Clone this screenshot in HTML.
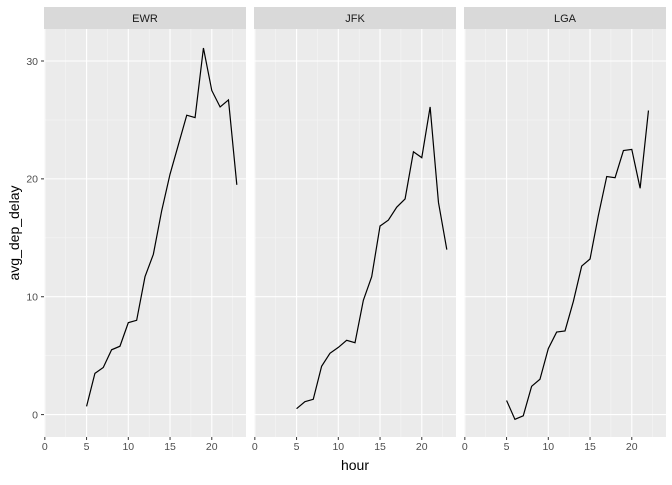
<!DOCTYPE html>
<html><head><meta charset="utf-8"><style>body{margin:0;background:#fff}svg{font-family:"Liberation Sans",sans-serif}</style></head>
<body>
<svg id="chart" width="672" height="480" xmlns="http://www.w3.org/2000/svg"></svg>
<script>
const facets = ["EWR","JFK","LGA"];
const hours = [5,6,7,8,9,10,11,12,13,14,15,16,17,18,19,20,21,22,23];
const ewrDelay = [0.7,3.5,4.0,5.5,5.8,7.8,8.0,11.7,13.6,17.3,20.4,22.9,25.4,25.2,31.1,27.5,26.1,26.7,19.5];
const jfkDelay = [0.5,1.1,1.3,4.1,5.2,5.7,6.3,6.1,9.7,11.7,16.0,16.5,17.6,18.3,22.3,21.8,26.1,18.0,14.0];
const lgaDelay = [1.2,-0.4,-0.1,2.4,3.0,5.6,7.0,7.1,9.6,12.6,13.2,16.9,20.2,20.1,22.4,22.5,19.2,25.8];
const xTicks = [0,5,10,15,20];
const yTicks = [0,10,20,30];
const series = [ewrDelay, jfkDelay, lgaDelay];

const svg = document.getElementById('chart');
const NS = 'http://www.w3.org/2000/svg';
function mk(tag, attrs, parent){const e=document.createElementNS(NS,tag);for(const k in attrs)e.setAttribute(k,attrs[k]);(parent||svg).appendChild(e);return e;}
const panelW=202, gap=8, left0=44, panelTop=29, panelBottom=437;
const xMin=-0.1, xMax=24.1;
const yScale = v => 414.6 - v*(414.6-61)/30;
facets.forEach((f,i)=>{
  const L = left0 + i*(panelW+gap);
  const xs = h => L + (h-xMin)/(xMax-xMin)*panelW;
  const g = mk('g',{});
  
  
  const bg = mk('rect',{x:L,y:panelTop,width:panelW,height:panelBottom-panelTop,fill:'#ebebeb'},g);
  
  
  const strip = mk('rect',{x:L,y:7,width:panelW,height:22,fill:'#d9d9d9'},g);
  
  
  const st = mk('text',{x:L+panelW/2,y:22,'text-anchor':'middle','font-size':'11',fill:'#1a1a1a'},g);
  st.textContent=f;
  
  
  for(let m=2.5;m<24;m+=5) mk('line',{x1:xs(m),x2:xs(m),y1:panelTop,y2:panelBottom,stroke:'#f5f5f5','stroke-width':0.6},g);
  for(let m=-5;m<=35;m+=10){const yy=yScale(m); if(yy>panelTop&&yy<panelBottom) mk('line',{x1:L,x2:L+panelW,y1:yy,y2:yy,stroke:'#f5f5f5','stroke-width':0.6},g);}
  xTicks.forEach(t=>{
    mk('line',{x1:xs(t),x2:xs(t),y1:panelTop,y2:panelBottom,stroke:'#fff','stroke-width':1.1},g);
    mk('line',{x1:xs(t),x2:xs(t),y1:panelBottom,y2:panelBottom+3,stroke:'#333','stroke-width':1},g);
    const tl=mk('text',{x:xs(t),y:panelBottom+13,'text-anchor':'middle','font-size':'10.5',fill:'#4d4d4d'},g);
    tl.textContent=t;
    
    
  });
  yTicks.forEach(t=>mk('line',{x1:L,x2:L+panelW,y1:yScale(t),y2:yScale(t),stroke:'#fff','stroke-width':1.1},g));
  const d = series[i].map((v,k)=>(k?'L':'M')+xs(hours[k]).toFixed(2)+','+yScale(v).toFixed(2)).join('');
  const p = mk('path',{d:d,fill:'none',stroke:'#000','stroke-width':1.2},g);
  
  
});
yTicks.forEach(t=>{
  mk('line',{x1:41,x2:44,y1:yScale(t),y2:yScale(t),stroke:'#333','stroke-width':1});
  const tl=mk('text',{x:38,y:yScale(t)+3.8,'text-anchor':'end','font-size':'10.5',fill:'#4d4d4d'});
  tl.textContent=t;
  
  
});
const xt=mk('text',{x:355,y:470,'text-anchor':'middle','font-size':'14',fill:'#000'});
xt.textContent='hour';


const yt=mk('text',{x:0,y:0,'text-anchor':'middle','font-size':'14',fill:'#000',transform:'translate(19,233) rotate(-90)'});
yt.textContent='avg_dep_delay';


</script>
</body></html>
____________________
Leave the pictures out and please restate exactly the lines running from the start of the material through the one with "const series = [ewrDelay, jfkDelay, lgaDelay];".

Clone this screenshot in HTML.
<!DOCTYPE html>
<html><head><meta charset="utf-8"><style>body{margin:0;background:#fff}svg{font-family:"Liberation Sans",sans-serif}</style></head>
<body>
<svg id="chart" width="672" height="480" xmlns="http://www.w3.org/2000/svg"></svg>
<script>
const facets = ["EWR","JFK","LGA"];
const hours = [5,6,7,8,9,10,11,12,13,14,15,16,17,18,19,20,21,22,23];
const ewrDelay = [0.7,3.5,4.0,5.5,5.8,7.8,8.0,11.7,13.6,17.3,20.4,22.9,25.4,25.2,31.1,27.5,26.1,26.7,19.5];
const jfkDelay = [0.5,1.1,1.3,4.1,5.2,5.7,6.3,6.1,9.7,11.7,16.0,16.5,17.6,18.3,22.3,21.8,26.1,18.0,14.0];
const lgaDelay = [1.2,-0.4,-0.1,2.4,3.0,5.6,7.0,7.1,9.6,12.6,13.2,16.9,20.2,20.1,22.4,22.5,19.2,25.8];
const xTicks = [0,5,10,15,20];
const yTicks = [0,10,20,30];
const series = [ewrDelay, jfkDelay, lgaDelay];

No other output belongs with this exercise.